Традиции вседозволенности
У общества, как у материала, склонного к упругим деформациям,
существует память формы, и его нельзя в одночасье (а иногда даже на протяжении
веков) изменить принципиально, — оно возвращается к прежнему укладу жизни. Это наблюдается
не только на уровне стран и народов, но и на региональном уровне.
У Нижегородской области в плане поддержания правопорядка и
подавления инакомыслия есть особые традиции. Эта область многие десятилетия
была, несмотря на близость к столицам, отшибной, маргинальной. Происходившее
здесь не становилось центром внимания страны, тем более мирового внимания. Соответственно,
силы правопорядка ощущали определенную вседозволенность.

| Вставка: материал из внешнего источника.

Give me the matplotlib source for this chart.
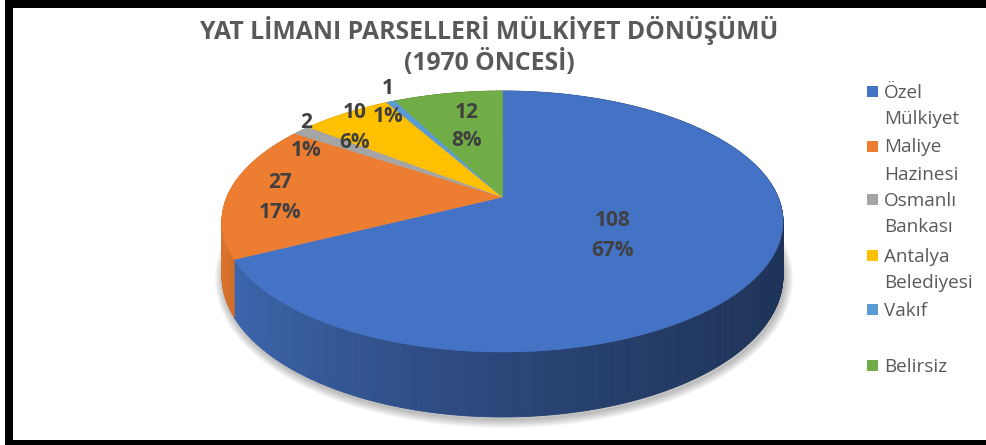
import matplotlib
matplotlib.use("Agg")
import matplotlib.pyplot as plt
from matplotlib.patches import Polygon, Rectangle
import numpy as np

# data
categories = ["Özel\nMülkiyet", "Maliye\nHazinesi", "Osmanlı\nBankası",
              "Antalya\nBelediyesi", "Vakıf", "Belirsiz"]
values = [108, 27, 2, 10, 1, 12]
pct_labels = ["67%", "17%", "1%", "6%", "1%", "8%"]
colors = ["#4472C4", "#ED7D31", "#A5A5A5", "#FFC000", "#5B9BD5", "#70AD47"]

title_lines = ["YAT LİMANI PARSELLERİ MÜLKİYET DÖNÜŞÜMÜ", "(1970 ÖNCESİ)"]

# layout (pixels)
W, H = 987, 445
CX, CY = 502.5, 197.0     # projected pie centre
A, B = 275.5, 125.9       # radii before perspective
K = 0.1877                # perspective strength
D = 52.8                  # thickness
label_xy = [(613, 221), (280, 183), (306, 122), (355, 113), (388, 88), (467, 112)]
LINE = 29

plt.rcParams['font.family'] = ['Open Sans', 'DejaVu Sans']

fig = plt.figure(figsize=(W / 100, H / 100), dpi=100)
ax = fig.add_axes([0, 0, 1, 1])
ax.set_xlim(0, W)
ax.set_ylim(H, 0)
ax.axis("off")


def proj(theta, depth=0.0):
    # theta in degrees, clockwise from 12 o'clock
    t = np.radians(theta)
    u, v = np.sin(t), np.cos(t)
    s = 1.0 / (1.0 + K * v)
    return CX + A * u * s, CY - B * v * s + depth * s


def shade(c, f):
    rgb = np.array(matplotlib.colors.to_rgb(c))
    return tuple(np.clip(rgb * f, 0, 1))


total = sum(values)
bounds = np.concatenate([[0], np.cumsum(values) / total * 360])

# soft shadow under the pie
th = np.linspace(0, 360, 361)
bx, by = proj(th, D)
for i in range(8):
    ax.add_patch(Polygon(np.column_stack([bx + 1.5, by + 2.5]), closed=True,
                         fill=False, edgecolor="black", lw=1 + i * 1.6,
                         alpha=0.035, joinstyle="round", zorder=1))

# side wall
for i, c in enumerate(colors):
    a0, a1 = bounds[i], bounds[i + 1]
    n = max(2, int((a1 - a0) / 0.5))
    ts = np.linspace(a0, a1, n + 1)
    for t0, t1 in zip(ts[:-1], ts[1:]):
        x0, y0 = proj(t0)
        x1, y1 = proj(t1)
        x0b, y0b = proj(t0, D)
        x1b, y1b = proj(t1, D)
        u = np.sin(np.radians((t0 + t1) / 2))
        f = 0.45 + 0.47 * ((1 - u) / 2) ** 1.5
        ax.add_patch(Polygon([(x0, y0), (x1, y1), (x1b, y1b), (x0b, y0b)],
                             closed=True, facecolor=shade(c, f),
                             edgecolor=shade(c, f), lw=0.6, zorder=2))

# top face
for i, c in enumerate(colors):
    a0, a1 = bounds[i], bounds[i + 1]
    ts = np.linspace(a0, a1, max(3, int((a1 - a0) * 2)))
    xs, ys = proj(ts)
    pts = [(CX, CY)] + list(zip(xs, ys))
    ax.add_patch(Polygon(pts, closed=True, facecolor=c, edgecolor=c,
                         lw=0.4, zorder=3))

# data labels
for (lx, ly), v, p in zip(label_xy, values, pct_labels):
    ax.text(lx, ly, str(v), ha="center", va="center", fontsize=15,
            fontweight="bold", color="#404040", zorder=5)
    ax.text(lx, ly + LINE, p, ha="center", va="center", fontsize=15,
            fontweight="bold", color="#404040", zorder=5)

# title
for k, line in enumerate(title_lines):
    ax.text(489, 30 + 32 * k, line, ha="center", va="center", fontsize=17.8,
            fontweight="bold", color="#595959")

# legend
leg_y = [91, 146, 199, 255, 309, 365]
for y, c, lab in zip(leg_y, colors, categories):
    ax.add_patch(Rectangle((867, y - 5.5), 11, 11, facecolor=c, edgecolor="none"))
    for k, part in enumerate(lab.split("\n")):
        ax.text(884, y + 1.5 + 27 * k, part, ha="left", va="center",
                fontsize=13.6, color="#595959")

# black frame
for r in [(5, 0, 8, H), (5, 0, W, 8), (5, 440, W, 5)]:
    ax.add_patch(Rectangle((r[0], r[1]), r[2], r[3], facecolor="black",
                           edgecolor="none", zorder=6))

plt.savefig("out.png", dpi=100)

Кроме того, область была в буквальном смысле административно
закрытой в силу ориентации на оборонную промышленность. Я значительную часть
своей жизни прожил в городе, который был закрыт для граждан с иностранными
паспортами. И этот уклад и традиция не изменились в корне и принципе с
наступлением новейших времен.
Также в Нижегородской области всегда было принято бежать
чуть-чуть впереди столичного паровоза, когда речь касалась проведения идеологической
линии с душком верноподданничества; местная власть здесь старалась быть «немного
святее самого московского папы». Все это сохраняется и теперь.
В этом контексте и нужно рассматривать все, что связано с «делом
15 сентября». Тема эта тесным образом сплетается и с событиями последнего
времени, которые привели к заметному и во многом позитивному подъему
национального самосознания и духа. Но это явление всегда «обоюдоострое» — в нем
есть и преимущества, и опасности.
Что касается конкретного случая с Юрием Староверовым, то решающее
слово в нем должно быть предоставлено непосредственным свидетелям произошедшего
полтора года назад на площади Свободы. Я таким свидетелем не был, но с большой
долей вероятности предположу, что это дело имеет в своей основе ту самую
практику правоохранительных структур по отношению к инакомыслящим, о которой сказано
выше. Здесь всегда стремились подавлять любое инакомыслие жестче, чем это
делалось в столице – чтобы доложить вышестоящему начальству: «может быть и есть
где-то шорохи недозволительные, но только не у нас, не на Нижегородчине – тут все
процессы отлично регулируются резиновой дубинкой, гражданское спокойствие гарантировано».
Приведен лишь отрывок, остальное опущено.